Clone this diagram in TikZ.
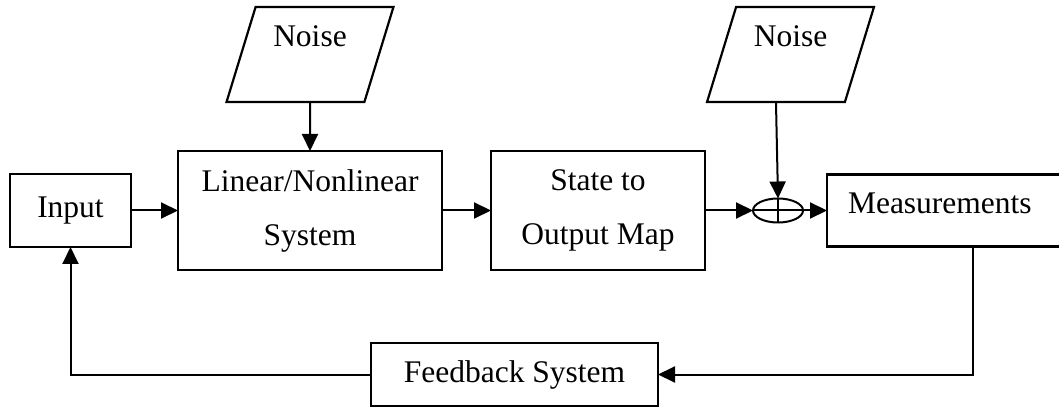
\documentclass[tikz,border=0pt]{standalone}
\usepackage{fontspec}
\setmainfont{Liberation Serif}
\usetikzlibrary{positioning, shapes.geometric, arrows.meta}

\begin{document}
\begin{tikzpicture}[
    x=1pt, y=1pt,
    node distance=48pt,
    box/.style={draw, rectangle, line width=2.2pt, align=center, inner sep=0pt, outer sep=0pt, font=\fontsize{31.5pt}{54pt}\selectfont},
    noisebox/.style={draw, trapezium, trapezium left angle=71, trapezium right angle=109, trapezium stretches=true, line width=2.2pt, minimum width=167pt, minimum height=95pt, text height=21pt, text depth=36pt, inner sep=0pt, outer sep=0pt, font=\fontsize{31.5pt}{38pt}\selectfont},
    arrow/.style={-{Triangle[length=17pt, width=16pt]}, line width=2pt}
]
\useasboundingbox (0,0) rectangle (1059,407);
\clip (0,0) rectangle (1059,407);

% Main pipeline horizontally
\node[box, minimum width=121pt, minimum height=73pt] (input) at (70.5,196.5) {Input};
\node[box, minimum width=264pt, minimum height=119pt, right=47pt of input] (system) {Linear/Nonlinear\\System};
\node[box, minimum width=214pt, minimum height=119pt, right=49pt of system] (map) {State to\\Output Map};
\node[draw, ellipse, line width=2pt, minimum width=50pt, minimum height=24pt, inner sep=0pt, outer sep=0pt, right=48pt of map] (sum) {};

% Measurements box, open where it leaves the page
\node[box, draw=none, minimum width=292pt, minimum height=72pt, text width=250pt, align=left, text height=21pt, text depth=15pt, right=24pt of sum] (meas) {Measurements};
\draw[line width=2.2pt] (meas.north east) -- (meas.north west) -- (meas.south west) -- (meas.south east);

% Noise inputs
\node[noisebox, above=49pt of system] (noise1) {Noise};
\node[noisebox] (noise2) at (790.5,352.5) {Noise};

% Feedback box
\node[box, minimum width=287pt, minimum height=63pt] (fb) at (514.5,32.5) {Feedback System};

% Horizontal arrows
\draw[arrow] (input) -- (system);
\draw[arrow] (system) -- (map);
\draw[arrow] (map) -- (sum);
\draw[arrow] (sum) -- (meas);

% Noise arrows
\draw[arrow] (noise1) -- (system);
\draw[arrow] (noise2.bottom side) -- (sum.north);

% Summing cross
\draw[line width=2pt] (sum.north) -- (sum.south);
\draw[line width=2pt] (sum.west) -- (sum.east);

% Feedback loop
\draw[arrow] (meas.south) |- (fb.east);
\draw[arrow] (fb.west) -| (input.south);

\end{tikzpicture}
\end{document}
━━━━━━━━━━
* _What you need to do_:
Your task is to reproduce all of the material exactly. The pictures stay out.

* _Reply to the task_:
Clone this diagram in TikZ.
\documentclass[tikz,border=0pt]{standalone}
\usepackage{fontspec}
\setmainfont{Liberation Serif}
\usetikzlibrary{positioning, shapes.geometric, arrows.meta}

\begin{document}
\begin{tikzpicture}[
    x=1pt, y=1pt,
    node distance=48pt,
    box/.style={draw, rectangle, line width=2.2pt, align=center, inner sep=0pt, outer sep=0pt, font=\fontsize{31.5pt}{54pt}\selectfont},
    noisebox/.style={draw, trapezium, trapezium left angle=71, trapezium right angle=109, trapezium stretches=true, line width=2.2pt, minimum width=167pt, minimum height=95pt, text height=21pt, text depth=36pt, inner sep=0pt, outer sep=0pt, font=\fontsize{31.5pt}{38pt}\selectfont},
    arrow/.style={-{Triangle[length=17pt, width=16pt]}, line width=2pt}
]
\useasboundingbox (0,0) rectangle (1059,407);
\clip (0,0) rectangle (1059,407);

% Main pipeline horizontally
\node[box, minimum width=121pt, minimum height=73pt] (input) at (70.5,196.5) {Input};
\node[box, minimum width=264pt, minimum height=119pt, right=47pt of input] (system) {Linear/Nonlinear\\System};
\node[box, minimum width=214pt, minimum height=119pt, right=49pt of system] (map) {State to\\Output Map};
\node[draw, ellipse, line width=2pt, minimum width=50pt, minimum height=24pt, inner sep=0pt, outer sep=0pt, right=48pt of map] (sum) {};

% Measurements box, open where it leaves the page
\node[box, draw=none, minimum width=292pt, minimum height=72pt, text width=250pt, align=left, text height=21pt, text depth=15pt, right=24pt of sum] (meas) {Measurements};
\draw[line width=2.2pt] (meas.north east) -- (meas.north west) -- (meas.south west) -- (meas.south east);

% Noise inputs
\node[noisebox, above=49pt of system] (noise1) {Noise};
\node[noisebox] (noise2) at (790.5,352.5) {Noise};

% Feedback box
\node[box, minimum width=287pt, minimum height=63pt] (fb) at (514.5,32.5) {Feedback System};

% Horizontal arrows
\draw[arrow] (input) -- (system);
\draw[arrow] (system) -- (map);
\draw[arrow] (map) -- (sum);
\draw[arrow] (sum) -- (meas);

% Noise arrows
\draw[arrow] (noise1) -- (system);
\draw[arrow] (noise2.bottom side) -- (sum.north);

% Summing cross
\draw[line width=2pt] (sum.north) -- (sum.south);
\draw[line width=2pt] (sum.west) -- (sum.east);

% Feedback loop
\draw[arrow] (meas.south) |- (fb.east);
\draw[arrow] (fb.west) -| (input.south);

\end{tikzpicture}
\end{document}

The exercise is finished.